Dopo, una volta esaurite queste importantissime pratiche paratestuali, cioè una volta che si sono scelti titolo e epigrafe, uno dei primi problemi che si trova davanti una persona che vuol scrivere un romanzo, è come chiamare i personaggi che ci vuol mettere dentro. Georges Simenon è uno che di romanzi ne ha scritti parecchi, e li scriveva abbastanza rapidamente, raccontano di una telefonata che a Simenon aveva fatto Alfred Hitchcock, che sembra gli avesse chiesto «La disturbo? Sta scrivendo un romanzo?

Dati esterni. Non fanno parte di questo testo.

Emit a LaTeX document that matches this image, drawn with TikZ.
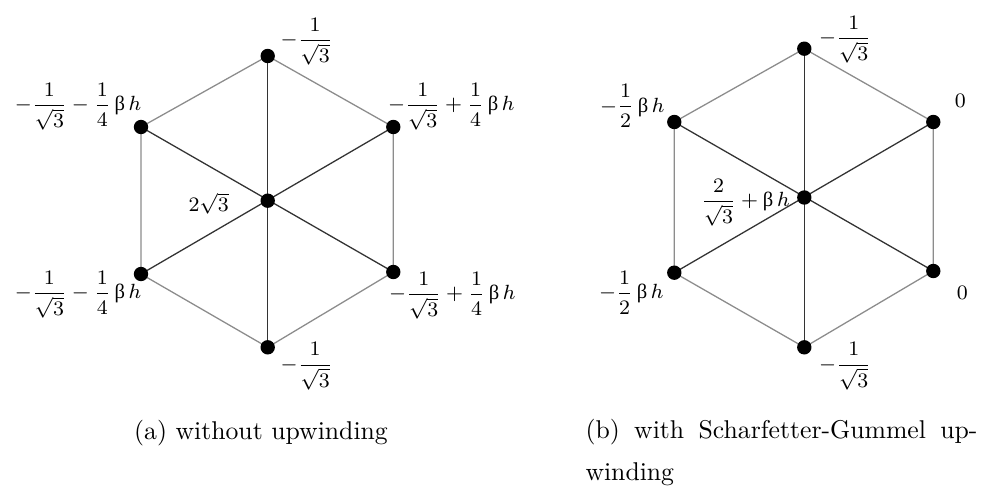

Se sta scrivendo un romanzo non si preoccupi, aspetto al telefono che finisca»; ecco, Simenon, che scriveva così velocemente, dicono che la parte più difficile del suo lavoro fosse trovare il nome del protagonista, che girasse in tondo per casa per delle ore finché non l’aveva trovato e che poi, una volta trovato il nome, il romanzo veniva giù come magicamente dal suono di quel nome.

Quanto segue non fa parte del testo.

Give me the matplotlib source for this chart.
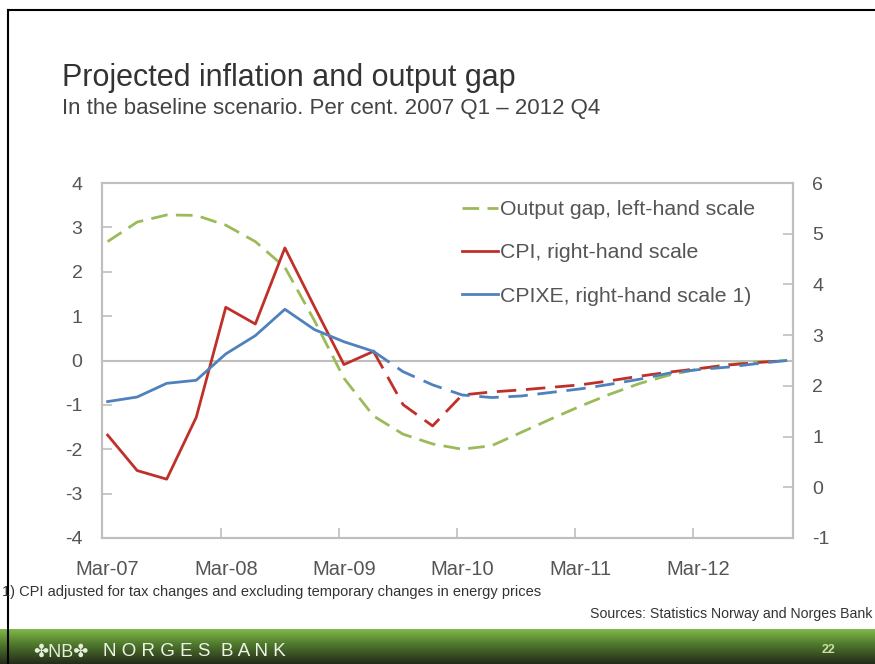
import matplotlib
matplotlib.use("Agg")
import matplotlib.pyplot as plt
import numpy as np
from matplotlib.lines import Line2D

plt.rcParams['font.family'] = ['Liberation Sans', 'DejaVu Sans']

# ---------------- data ----------------
x_labels = ["Mar-07", "Mar-08", "Mar-09", "Mar-10", "Mar-11", "Mar-12"]

# quarterly, 2007 Q1 - 2012 Q4 (24 quarters), left-hand scale
output_gap = [2.68, 3.12, 3.28, 3.27, 3.05, 2.68, 2.10, 0.90, -0.40, -1.25,
              -1.66, -1.88, -2.00, -1.92, -1.62, -1.32, -1.03, -0.76, -0.52,
              -0.33, -0.19, -0.09, -0.03, 0.00]

# CPI, right-hand scale: actual 2007 Q1 - 2009 Q2, projection 2009 Q2 - 2012 Q4
cpi_actual = [1.03, 0.33, 0.16, 1.38, 3.55, 3.22, 4.72, 3.56, 2.42, 2.68]
cpi_proj = [2.68, 1.63, 1.21, 1.82, 1.88, 1.92, 1.97, 2.02, 2.10, 2.19,
            2.27, 2.34, 2.41, 2.46, 2.50]

# CPIXE, right-hand scale
cpixe_actual = [1.69, 1.78, 2.05, 2.11, 2.63, 2.99, 3.51, 3.11, 2.87, 2.68]
cpixe_proj = [2.68, 2.28, 2.02, 1.82, 1.77, 1.80, 1.87, 1.94, 2.03, 2.13,
              2.25, 2.32, 2.37, 2.44, 2.50]

left_ticks = [-4, -3, -2, -1, 0, 1, 2, 3, 4]
right_ticks = [-1, 0, 1, 2, 3, 4, 5, 6]

legend_labels = ["Output gap, left-hand scale", "CPI, right-hand scale",
                 "CPIXE, right-hand scale 1)"]

# ---------------- style ----------------
GREEN = "#9BBB59"
RED = "#C0302A"
BLUE = "#4F81BD"
AXGREY = "#BFBFBF"
TXT = "#555555"

W, H = 875, 664
fig = plt.figure(figsize=(W / 100, H / 100), dpi=100)
fig.patch.set_facecolor("white")

ax = fig.add_axes([102 / W, 1 - 538 / H, (793 - 102) / W, (538 - 183) / H])
ax2 = ax.twinx()

n = len(output_gap)
x = np.arange(n)
na = len(cpi_actual)
xs = x[na - 1:]

g, = ax.plot(x, output_gap, color=GREEN, lw=2.0, dashes=(6, 3))
ax.axhline(0, color=AXGREY, lw=1.5, zorder=0)

r, = ax2.plot(x[:na], cpi_actual, color=RED, lw=2.0)
ax2.plot(xs, cpi_proj, color=RED, lw=2.0, dashes=(7, 3.5))
b, = ax2.plot(x[:len(cpixe_actual)], cpixe_actual, color=BLUE, lw=2.0)
ax2.plot(xs, cpixe_proj, color=BLUE, lw=2.0, dashes=(7, 3.5))

ax.set_xlim(-0.19, 23.2)
ax.set_ylim(-4, 4)
ax2.set_ylim(-1, 6)
ax.set_yticks(left_ticks)
ax.set_yticklabels([str(v) for v in left_ticks])
ax2.set_yticks(right_ticks)
ax2.set_yticklabels([str(v) for v in right_ticks])

ax.set_xticks(x[::4])
ax.set_xticklabels(x_labels)
ax.set_xticks(x[4::4] - 0.17, minor=True)
ax.tick_params(axis="x", which="major", length=0, pad=16, labelsize=14.5,
               labelcolor=TXT)
ax.tick_params(axis="x", which="minor", direction="in", length=7,
               color=AXGREY, width=1.2)
ax.tick_params(axis="y", direction="in", length=7, color=AXGREY, width=1.2,
               pad=14, labelsize=14, labelcolor=TXT)
ax2.tick_params(axis="y", direction="in", length=7, color=AXGREY, width=1.2,
                pad=14, labelsize=14, labelcolor=TXT)

for a in (ax, ax2):
    for s in a.spines.values():
        s.set_color(AXGREY)
        s.set_linewidth(1.5)

leg = ax2.legend([g, r, b], legend_labels, loc="upper left",
                 bbox_to_anchor=(462 / W, 1 - 200 / H),
                 bbox_transform=fig.transFigure, frameon=False,
                 fontsize=15.3, handlelength=1.7, handletextpad=0.1,
                 labelspacing=1.15, borderaxespad=0, borderpad=0)
for t in leg.get_texts():
    t.set_color(TXT)

# ---------------- titles / notes ----------------
fig.text(62 / W, 1 - 86 / H, "Projected inflation and output gap",
         fontsize=22, color="#333333", va="baseline")
fig.text(62 / W, 1 - 114 / H,
         "In the baseline scenario. Per cent. 2007 Q1 \u2013 2012 Q4",
         fontsize=16, color="#444444", va="baseline")
fig.text(2 / W, 1 - 592 / H,
         "1) CPI adjusted for tax changes and excluding temporary changes in energy prices",
         fontsize=10.5, color="#333333", va="center")
fig.text(872 / W, 1 - 614 / H, "Sources: Statistics Norway and Norges Bank",
         fontsize=10.2, color="#333333", va="center", ha="right")

# ---------------- banner ----------------
axb = fig.add_axes([0, 0, 1, 35 / H])
top = np.array([128, 184, 72]) / 255
mid = np.array([78, 118, 44]) / 255
bot = np.array([36, 44, 26]) / 255
tt = np.linspace(0, 1, 60)[:, None]
grad = np.where(tt < 0.45, top + (mid - top) * (tt / 0.45),
                mid + (bot - mid) * ((tt - 0.45) / 0.55))
axb.imshow(grad[:, None, :].repeat(2, axis=1), aspect="auto",
           extent=[0, 1, 0, 1])
axb.set_axis_off()

fig.text(33 / W, 1 - 652 / H, "\u2724NB\u2724", fontsize=13,
         color="#E6EEDC", va="center", ha="left",
         family=["Liberation Sans", "DejaVu Sans"])
fig.text(103 / W, 1 - 652 / H, "N O R G E S  B A N K", fontsize=13.5,
         color="#EEF3E8", va="center", ha="left")
fig.text(828 / W, 1 - 650 / H, "22", fontsize=9, color="#C8E0A0",
         va="center", ha="center", weight="bold")

# ---------------- frame ----------------
fig.add_artist(Line2D([8 / W, 8 / W], [0, 1 - 10 / H],
                      transform=fig.transFigure, color="black", lw=1.5))
fig.add_artist(Line2D([8 / W, 1], [1 - 10 / H, 1 - 10 / H],
                      transform=fig.transFigure, color="black", lw=1.5))

fig.savefig("out.png", dpi=100)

Io, però, se dovessi dire un nome che c’è nei romanzi di Simenon, a parte Maigret, non saprei dirne neanche uno, su Simenon non son tanto preparato meglio se torniamo alla letteratura russa.

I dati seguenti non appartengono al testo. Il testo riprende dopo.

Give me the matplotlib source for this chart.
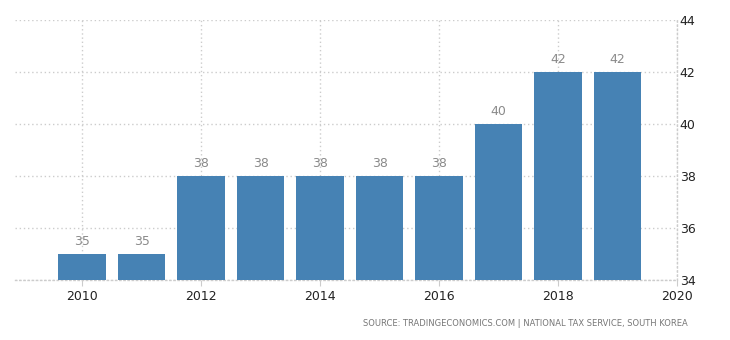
import matplotlib
matplotlib.use("Agg")
import matplotlib.pyplot as plt

years = [2010, 2011, 2012, 2013, 2014, 2015, 2016, 2017, 2018, 2019]
rates = [35, 35, 38, 38, 38, 38, 38, 40, 42, 42]
x_ticks = [2010, 2012, 2014, 2016, 2018, 2020]
y_ticks = [34, 36, 38, 40, 42, 44]
source = "SOURCE: TRADINGECONOMICS.COM | NATIONAL TAX SERVICE, SOUTH KOREA"

bar_color = "#4682b4"
grid_color = "#cccccc"

fig = plt.figure(figsize=(7.3, 3.4), dpi=100)
ax = fig.add_axes([15 / 730, 1 - 280 / 340, 662 / 730, 260 / 340])

ax.bar(years, [r - 34 for r in rates], bottom=34, width=0.8, color=bar_color, zorder=3)
for x, r in zip(years, rates):
    ax.text(x, r + 0.25, f"{r}", ha="center", va="bottom", fontsize=9,
            color="#8a8a8a", family="DejaVu Sans")

ax.set_xlim(2008.87, 2020.0)
ax.set_ylim(34, 44)
ax.set_xticks(x_ticks)
ax.set_yticks(y_ticks)
ax.yaxis.tick_right()
ax.tick_params(axis="y", length=0, pad=2, labelsize=9, labelcolor="#222222")
ax.tick_params(axis="x", length=4, color=grid_color, pad=3, labelsize=9, labelcolor="#222222")

ax.grid(True, color=grid_color, linestyle=(0, (1, 2)), linewidth=1, zorder=0)
for side in ["top", "left"]:
    ax.spines[side].set_visible(False)
for side in ["bottom", "right"]:
    ax.spines[side].set_color(grid_color)
    ax.spines[side].set_linestyle((0, (1, 2)))
    ax.spines[side].set_linewidth(1)

fig.text(688 / 730, 1 - 323 / 340, source, ha="right", va="center",
         fontsize=6.0, color="#777777", family="DejaVu Sans")

fig.savefig("out.png", dpi=100)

Quando il protagonista del Cappotto di Gogol’ nasce, orfano di padre, alla madre propongono i nomi Mokkij, Sossij o Chozdazat.
Lei ci pensa un po’ poi dice «Ma che razza di nomi».
Allora aprono il calendario e leggono i nomi: Trefilij, Dula, e Varachasij.
«Ma è un castigo!», dice la madre.
Cercano allora ancora nel calendario e saltano fuori: Pavsikakij e Vachtisij.
La madre allora dice: «Se è così, meglio che prenda il nome del padre. Il padre si chiamava Akakij. E sia Akakij anche il figlio», e viene fuori Akakij Akakievič, un copista la cui vita cambia nel momento in cui decide di comprare un cappotto nuovo, il momento in cui entra nella sua vita «l’idea eterna del futuro cappotto», ovvero di «un ospite luminoso in forma di cappotto», quasi «una piacevole compagna di vita» (cappotto, šinel’, in russo è femminile).
Boris Ejchenbaum scrive che Gogol’ «dava un’importanza eccezionale ai nomi dei suoi personaggi; li cercava e li trovava dappertutto: «il cognome del protagonista delle Anime morte, Čičikov, fu trovato su una casa, a quei tempi non mettevano i numeri sulle case, ma il cognome del proprietario. Il cognome del generale Betriščev, nella seconda parte delle Anime morte, Gogol’ l’ha trovato nel registro reclami di una stazione di posta, e ha detto a un suo amico che, alla vista di quel cognome, gli sono apparsi subito la figura e i baffi grigi del generale».
È come se nel nome ci fosse già il destino del personaggio. Quando lo zar Nicola legge, pochi giorni dopo la sua uscita, nel giugno del 1840, il romanzo di Lermontov Un eroe dei nostri tempi, all’inizio pensa che l’eroe, il protagonista del libro, sia il primo personaggio che si incontra nel romanzo, il maturo capitano Maskim Maksimyč, ma si sbaglia: il destino di Maksim Maksimyč è segnato dal patronimico che ripete il nome, e è il destino di un personaggio comico, è il destino di chi, come l’Akakij Akakevič del Cappotto di Gogol’, o l’Il’ja Il’ič Oblomov dell’Oblomov di Gončarov, o il cane Pallino, che diventa bolscevico in Cuore di cane di Bulgakov e viene ribattezzato Poligraf Poligrafovič Pallinov, non può essere un eroe.
Gli eroi si chiamano come il vero protagonista del romanzo di Lermontov, un giovane ufficiale che allo zar Nicola non piacerà affatto: Grigorij Aleksadrovič Pečorin.
Per finire, le cose si possono complicare con gli pseudonimi.
Io, per esempio, in quel romanzo che sto scrivendo, e che si intitola Che dispiacere, ci ho messo dentro sei giornalisti che scrivono con pseudonimo, cinque maschi e una femmina, e gli pseudonimi dei maschi sono: Ivan Piri, Ivan Dali, Ivan Geli, Ivan Taggi e Igor Miti; della femmina: Iris Toranti.